Source code of charts:
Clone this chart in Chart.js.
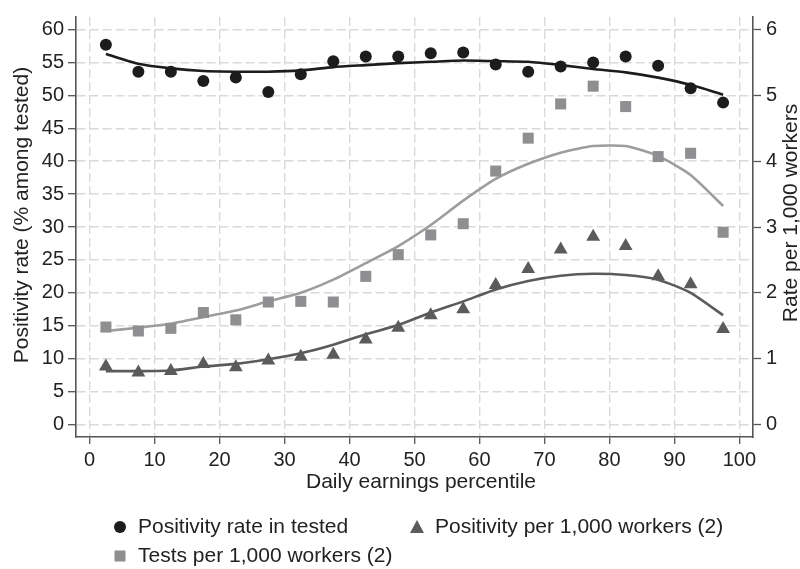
<!DOCTYPE html>
<html>
<head>
<meta charset="utf-8">
<script src="https://cdn.jsdelivr.net/npm/chart.js@4.4.1/dist/chart.umd.min.js"></script>
<style>
  html, body { margin: 0; padding: 0; background: #fff; }
  #wrap { width: 800px; height: 569px; }
</style>
</head>
<body>
<div id="wrap"><canvas id="earningsChart" width="800" height="569"></canvas></div>
<script>
const percentiles = [2.5, 7.5, 12.5, 17.5, 22.5, 27.5, 32.5, 37.5, 42.5, 47.5,
                     52.5, 57.5, 62.5, 67.5, 72.5, 77.5, 82.5, 87.5, 92.5, 97.5];

// positivity rate in tested, left axis (%)
const positivityRate = [57.7, 53.6, 53.6, 52.2, 52.7, 50.5, 53.2, 55.2, 55.9, 55.9,
                        56.4, 56.5, 54.7, 53.6, 54.4, 55.0, 55.9, 54.5, 51.1, 48.9];
const positivityRateFit = [56.3, 54.8, 54.1, 53.7, 53.6, 53.6, 53.8, 54.3, 54.6, 54.9,
                           55.1, 55.3, 55.2, 55.1, 54.6, 54.0, 53.5, 52.7, 51.6, 50.1];

// tests per 1,000 workers, right axis
const testsPer1000 = [1.48, 1.42, 1.46, 1.70, 1.59, 1.86, 1.87, 1.86, 2.25, 2.58,
                      2.88, 3.05, 3.85, 4.35, 4.87, 5.14, 4.83, 4.07, 4.12, 2.92];
const testsFit = [1.42, 1.47, 1.53, 1.63, 1.73, 1.87, 2.00, 2.20, 2.45, 2.71,
                  3.03, 3.40, 3.73, 3.96, 4.13, 4.23, 4.23, 4.08, 3.79, 3.32];

// positivity per 1,000 workers, right axis
const positivityPer1000 = [0.88, 0.79, 0.81, 0.92, 0.87, 0.97, 1.03, 1.06, 1.29, 1.47,
                           1.66, 1.75, 2.12, 2.36, 2.66, 2.85, 2.71, 2.25, 2.13, 1.45];
const positivityFit = [0.81, 0.81, 0.82, 0.88, 0.92, 0.99, 1.08, 1.21, 1.37, 1.51,
                       1.70, 1.87, 2.05, 2.18, 2.26, 2.29, 2.27, 2.20, 2.00, 1.66];

const xTicks = [0, 10, 20, 30, 40, 50, 60, 70, 80, 90, 100];
const yTicks = [0, 5, 10, 15, 20, 25, 30, 35, 40, 45, 50, 55, 60];
const y2Ticks = [0, 1, 2, 3, 4, 5, 6];

const xTitle = 'Daily earnings percentile';
const yTitle = 'Positivity rate (% among tested)';
const y2Title = 'Rate per 1,000 workers';

const FONT = "'Liberation Sans', Arial, Helvetica, sans-serif";
const BLACK = '#1c1c1c';
const LIGHT = '#8f8f91';
const LIGHT_LINE = '#9d9d9d';
const DARK = '#5b5b5b';
const GRID = '#dadada';

function pairs(ys) {
    return percentiles.map((x, i) => ({ x: x, y: ys[i] }));
}

function fixedTicks(values) {
    return function (scale) {
        scale.ticks = values.map(v => ({ value: v }));
    };
}

// titles and legend drawn by hand so they sit where the original puts them
const annotations = {
    id: 'annotations',
    afterDraw(chart) {
        const ctx = chart.ctx;
        ctx.save();
        ctx.fillStyle = '#222';
        ctx.font = '21px ' + FONT;
        ctx.textBaseline = 'middle';
        ctx.textAlign = 'center';

        ctx.save();
        ctx.translate(22, 215);
        ctx.rotate(-Math.PI / 2);
        ctx.fillText(yTitle, 0, 0);
        ctx.restore();

        ctx.save();
        ctx.translate(791, 213);
        ctx.rotate(-Math.PI / 2);
        ctx.fillText(y2Title, 0, 0);
        ctx.restore();

        ctx.fillText(xTitle, 421, 482);

        // legend
        const ds = chart.data.datasets;
        ctx.textAlign = 'left';
        ctx.fillStyle = BLACK;
        ctx.beginPath();
        ctx.arc(120, 527, 6, 0, Math.PI * 2);
        ctx.fill();
        ctx.fillStyle = '#222';
        ctx.fillText(ds[0].label, 138, 527);

        ctx.fillStyle = DARK;
        ctx.beginPath();
        ctx.moveTo(417, 520);
        ctx.lineTo(424, 533);
        ctx.lineTo(410, 533);
        ctx.closePath();
        ctx.fill();
        ctx.fillStyle = '#222';
        ctx.fillText(ds[2].label, 435, 527);

        ctx.fillStyle = LIGHT;
        ctx.fillRect(114.5, 550.5, 11, 11);
        ctx.fillStyle = '#222';
        ctx.fillText(ds[1].label, 138, 556);
        ctx.restore();
    }
};

const gridDash = [9, 4];

const ctxEarnings = document.getElementById('earningsChart').getContext('2d');
const earningsChart = new Chart(ctxEarnings, {
    type: 'scatter',
    data: {
        datasets: [
            {
                label: 'Positivity rate in tested',
                data: pairs(positivityRate),
                yAxisID: 'y',
                pointStyle: 'circle',
                pointRadius: 6,
                backgroundColor: BLACK,
                borderWidth: 0,
                showLine: false
            },
            {
                label: 'Tests per 1,000 workers (2)',
                data: pairs(testsPer1000),
                yAxisID: 'y2',
                pointStyle: 'rect',
                pointRadius: 7.8,
                backgroundColor: LIGHT,
                borderWidth: 0,
                showLine: false
            },
            {
                label: 'Positivity per 1,000 workers (2)',
                data: pairs(positivityPer1000),
                yAxisID: 'y2',
                pointStyle: 'triangle',
                pointRadius: 8,
                backgroundColor: DARK,
                borderWidth: 0,
                showLine: false
            },
            {
                label: 'fit positivity rate',
                data: pairs(positivityRateFit),
                yAxisID: 'y',
                showLine: true,
                pointRadius: 0,
                borderColor: BLACK,
                borderWidth: 2.6,
                tension: 0.2
            },
            {
                label: 'fit tests',
                data: pairs(testsFit),
                yAxisID: 'y2',
                showLine: true,
                pointRadius: 0,
                borderColor: LIGHT_LINE,
                borderWidth: 2.6,
                tension: 0.2
            },
            {
                label: 'fit positivity per 1,000',
                data: pairs(positivityFit),
                yAxisID: 'y2',
                showLine: true,
                pointRadius: 0,
                borderColor: DARK,
                borderWidth: 2.6,
                tension: 0.2
            }
        ]
    },
    options: {
        responsive: false,
        animation: false,
        layout: {
            padding: { top: 13, left: 0, right: 0, bottom: 0 }
        },
        plugins: {
            legend: { display: false },
            tooltip: { enabled: false }
        },
        scales: {
            x: {
                type: 'linear',
                min: -2.1,
                max: 102.1,
                afterBuildTicks: fixedTicks(xTicks),
                afterFit: function (scale) { scale.height = 132; },
                grid: {
                    color: GRID,
                    lineWidth: 1.4,
                    tickLength: 7,
                    tickColor: '#555',
                    tickWidth: 1.3
                },
                border: { display: true, color: '#555', width: 1.6, dash: gridDash },
                ticks: {
                    padding: 4,
                    color: '#222',
                    font: { family: FONT, size: 20 }
                }
            },
            y: {
                position: 'left',
                min: -1.91,
                max: 61.91,
                afterBuildTicks: fixedTicks(yTicks),
                afterFit: function (scale) { scale.width = 76; },
                grid: {
                    color: GRID,
                    lineWidth: 1.4,
                    tickLength: 8,
                    tickColor: '#555',
                    tickWidth: 1.3
                },
                border: { display: true, color: '#555', width: 1.6, dash: gridDash },
                ticks: {
                    padding: 4,
                    color: '#222',
                    font: { family: FONT, size: 20 }
                }
            },
            y2: {
                position: 'right',
                min: -0.191,
                max: 6.191,
                afterBuildTicks: fixedTicks(y2Ticks),
                afterFit: function (scale) { scale.width = 47; },
                grid: {
                    drawOnChartArea: false,
                    tickLength: 8,
                    tickColor: '#555',
                    tickWidth: 1.3
                },
                border: { display: true, color: '#555', width: 1.6 },
                ticks: {
                    padding: 5,
                    color: '#222',
                    font: { family: FONT, size: 20 }
                }
            }
        }
    },
    plugins: [annotations]
});
</script>
</body>
</html>
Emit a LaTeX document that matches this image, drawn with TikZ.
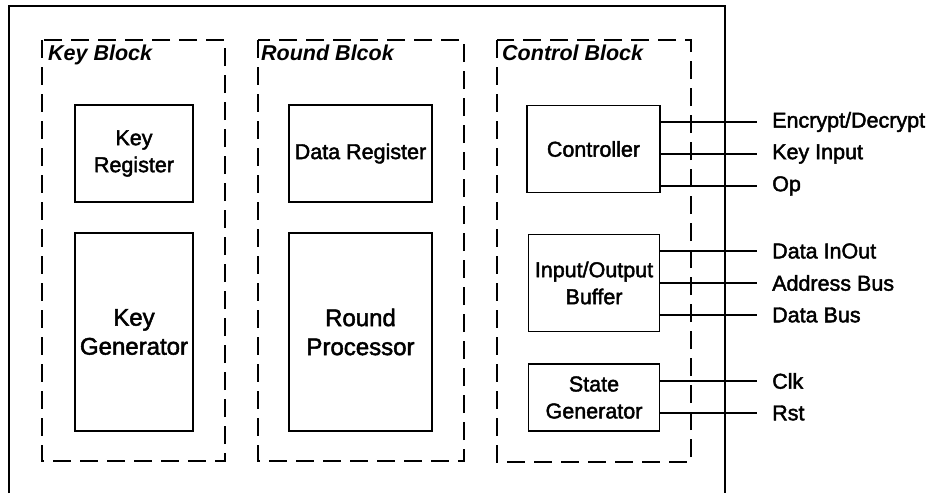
\documentclass[tikz,border=0pt]{standalone}
\usepackage{fontspec}
\setmainfont{Liberation Sans}
\newfontfamily\heavyfont{Liberation Sans}[FakeBold=2]
\begin{document}
\begin{tikzpicture}[x=1pt,y=-1pt,
  every node/.style={font=\fontsize{21.5}{27}\selectfont\heavyfont},
  frame/.style={line width=1.4pt},
  blockbox/.style={draw,line width=2.6pt,dash pattern=on 18pt off 9pt},
  unit/.style={draw,line width=1.6pt,align=center,inner sep=0pt},
  bigtext/.style={font=\fontsize{24}{29}\selectfont\heavyfont},
  wire/.style={line width=2pt},
  lbl/.style={anchor=west,inner xsep=15pt,inner ysep=0pt},
  title/.style={anchor=north west,inner sep=0pt,font=\fontsize{21.5}{27}\selectfont\itshape\bfseries}]
\useasboundingbox (0,0) rectangle (929,493);
\draw[frame] (9,493) -- (9,6) -- (725,6) -- (725,493);
% dashed blocks
\draw[blockbox] (42,40) rectangle (225,461);
\draw[blockbox] (258,40) rectangle (464,461);
\draw[blockbox] (497,40) rectangle (691,462);
\node[title] (tk) at (48,45) {Key Block};
\node[title] (tr) at (261,45) {Round Blcok};
\node[title] (tc) at (502,45) {Control Block};
% units
\node[unit,minimum width=118pt,minimum height=97pt] (kreg) at (134,153.5) {Key\\Register};
\node[unit,bigtext,minimum width=118pt,minimum height=198pt] (kgen) at (134,332) {Key\\Generator};
\node[unit,minimum width=143pt,minimum height=97pt] (dreg) at (360.5,153.5) {Data Register};
\node[unit,bigtext,minimum width=143pt,minimum height=198pt] (rproc) at (360.5,332) {Round\\Processor};
\node[unit,minimum width=133pt,minimum height=87pt] (ctrl) at (593.5,149) {Controller};
\node[unit,minimum width=131pt,minimum height=97pt] (iob) at (594,283) {Input/Output\\Buffer};
\node[unit,minimum width=131pt,minimum height=67pt] (sgen) at (594,397.5) {State\\Generator};
% labels
\node[lbl] (ed) at (757,122) {Encrypt/Decrypt};
\node[lbl] (ki) at (757,154) {Key Input};
\node[lbl] (op) at (757,186) {Op};
\node[lbl] (dio) at (757,251) {Data InOut};
\node[lbl] (ab) at (757,283) {Address Bus};
\node[lbl] (db) at (757,315) {Data Bus};
\node[lbl] (clk) at (757,381) {Clk};
\node[lbl] (rst) at (757,413) {Rst};
% wires
\draw[wire] (ctrl.east |- ed.west) -- (ed.west);
\draw[wire] (ctrl.east |- ki.west) -- (ki.west);
\draw[wire] (ctrl.east |- op.west) -- (op.west);
\draw[wire] (iob.east |- dio.west) -- (dio.west);
\draw[wire] (iob.east |- ab.west) -- (ab.west);
\draw[wire] (iob.east |- db.west) -- (db.west);
\draw[wire] (sgen.east |- clk.west) -- (clk.west);
\draw[wire] (sgen.east |- rst.west) -- (rst.west);
\end{tikzpicture}
\end{document}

**Given request**. Repeat, with no pictures, each line from the beginning of the data through the line containing "52.5, 57.5, 62.5, 67.5, 72.5, 77.5, 82.5, 87.5, 92.5, 97.5];", inclusive.

**Result**.
Clone this chart in Chart.js.
<!DOCTYPE html>
<html>
<head>
<meta charset="utf-8">
<script src="https://cdn.jsdelivr.net/npm/chart.js@4.4.1/dist/chart.umd.min.js"></script>
<style>
  html, body { margin: 0; padding: 0; background: #fff; }
  #wrap { width: 800px; height: 569px; }
</style>
</head>
<body>
<div id="wrap"><canvas id="earningsChart" width="800" height="569"></canvas></div>
<script>
const percentiles = [2.5, 7.5, 12.5, 17.5, 22.5, 27.5, 32.5, 37.5, 42.5, 47.5,
                     52.5, 57.5, 62.5, 67.5, 72.5, 77.5, 82.5, 87.5, 92.5, 97.5];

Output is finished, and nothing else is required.